- [STATED PROBLEM]: From the first line of the data down to and including the line with "linewidth=1.4, label='Present Computation')", copy everything exactly, leaving out pictures.

- [SOURCE DATA]:
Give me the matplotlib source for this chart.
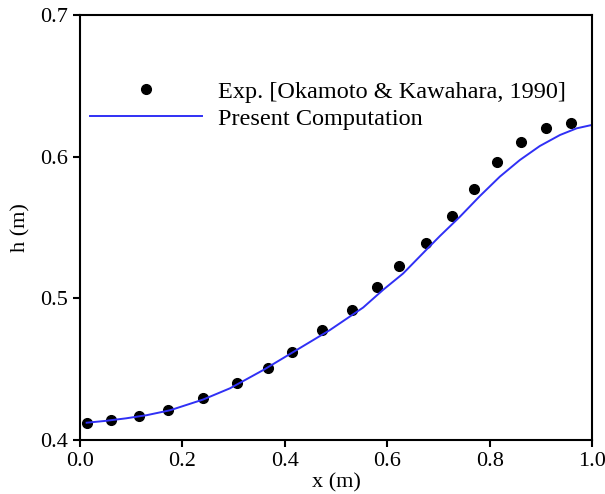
import numpy as np
import matplotlib.pyplot as plt

plt.rcParams['font.family'] = ['Liberation Serif', 'DejaVu Serif']

# experimental data (Okamoto & Kawahara, 1990)
exp_x = [0.014, 0.061, 0.115, 0.172, 0.240, 0.307, 0.367, 0.414, 0.473, 0.531,
         0.580, 0.623, 0.676, 0.727, 0.770, 0.814, 0.861, 0.910, 0.959]
exp_h = [0.412, 0.414, 0.417, 0.421, 0.430, 0.440, 0.451, 0.462, 0.478, 0.492,
         0.508, 0.523, 0.539, 0.558, 0.577, 0.596, 0.610, 0.620, 0.624]

# present computation
comp_x = [0.013, 0.05, 0.09, 0.13, 0.176, 0.24, 0.293, 0.358, 0.423, 0.488,
          0.553, 0.592, 0.631, 0.677, 0.703, 0.742, 0.781, 0.820, 0.859, 0.898,
          0.9375, 0.970, 1.0]
comp_h = [0.4122, 0.4135, 0.4153, 0.4175, 0.421, 0.4285, 0.4365, 0.4494, 0.4635,
          0.4776, 0.4935, 0.506, 0.5175, 0.5345, 0.544, 0.5576, 0.5722, 0.5859,
          0.5976, 0.6075, 0.6153, 0.620, 0.6224]

fig = plt.figure(figsize=(6.05, 4.94), dpi=100)
ax = fig.add_axes([80/605, 54/494, 512/605, 425/494])

ax.plot(exp_x, exp_h, 'o', color='black', markersize=7, linestyle='none',
        label='Exp. [Okamoto & Kawahara, 1990]')
ax.plot(comp_x, comp_h, color='#3030f5', linewidth=1.4, label='Present Computation')

ax.set_xlim(0, 1.0)
ax.set_ylim(0.4, 0.7)
ax.set_xticks([0.0, 0.2, 0.4, 0.6, 0.8, 1.0])
ax.set_yticks([0.4, 0.5, 0.6, 0.7])
ax.xaxis.set_major_formatter(plt.FormatStrFormatter('%.1f'))
ax.yaxis.set_major_formatter(plt.FormatStrFormatter('%.1f'))
for s in ax.spines.values():
    s.set_linewidth(1.5)
ax.tick_params(direction='out', length=5, width=1.5, labelsize=16, top=False, right=False)
ax.set_xlabel('x (m)', fontsize=16, labelpad=2)
ax.set_ylabel('h (m)', fontsize=16, labelpad=7)

ax.legend(loc='upper left', bbox_to_anchor=(0.0195, 0.845), frameon=False,
          fontsize=17.5, borderpad=0, borderaxespad=0, handlelength=4.6,
          handletextpad=0.65, labelspacing=0.2)

fig.savefig('out.png', dpi=100)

- [ANSWER IN FULL]:
Give me the matplotlib source for this chart.
import numpy as np
import matplotlib.pyplot as plt

plt.rcParams['font.family'] = ['Liberation Serif', 'DejaVu Serif']

# experimental data (Okamoto & Kawahara, 1990)
exp_x = [0.014, 0.061, 0.115, 0.172, 0.240, 0.307, 0.367, 0.414, 0.473, 0.531,
         0.580, 0.623, 0.676, 0.727, 0.770, 0.814, 0.861, 0.910, 0.959]
exp_h = [0.412, 0.414, 0.417, 0.421, 0.430, 0.440, 0.451, 0.462, 0.478, 0.492,
         0.508, 0.523, 0.539, 0.558, 0.577, 0.596, 0.610, 0.620, 0.624]

# present computation
comp_x = [0.013, 0.05, 0.09, 0.13, 0.176, 0.24, 0.293, 0.358, 0.423, 0.488,
          0.553, 0.592, 0.631, 0.677, 0.703, 0.742, 0.781, 0.820, 0.859, 0.898,
          0.9375, 0.970, 1.0]
comp_h = [0.4122, 0.4135, 0.4153, 0.4175, 0.421, 0.4285, 0.4365, 0.4494, 0.4635,
          0.4776, 0.4935, 0.506, 0.5175, 0.5345, 0.544, 0.5576, 0.5722, 0.5859,
          0.5976, 0.6075, 0.6153, 0.620, 0.6224]

fig = plt.figure(figsize=(6.05, 4.94), dpi=100)
ax = fig.add_axes([80/605, 54/494, 512/605, 425/494])

ax.plot(exp_x, exp_h, 'o', color='black', markersize=7, linestyle='none',
        label='Exp. [Okamoto & Kawahara, 1990]')
ax.plot(comp_x, comp_h, color='#3030f5', linewidth=1.4, label='Present Computation')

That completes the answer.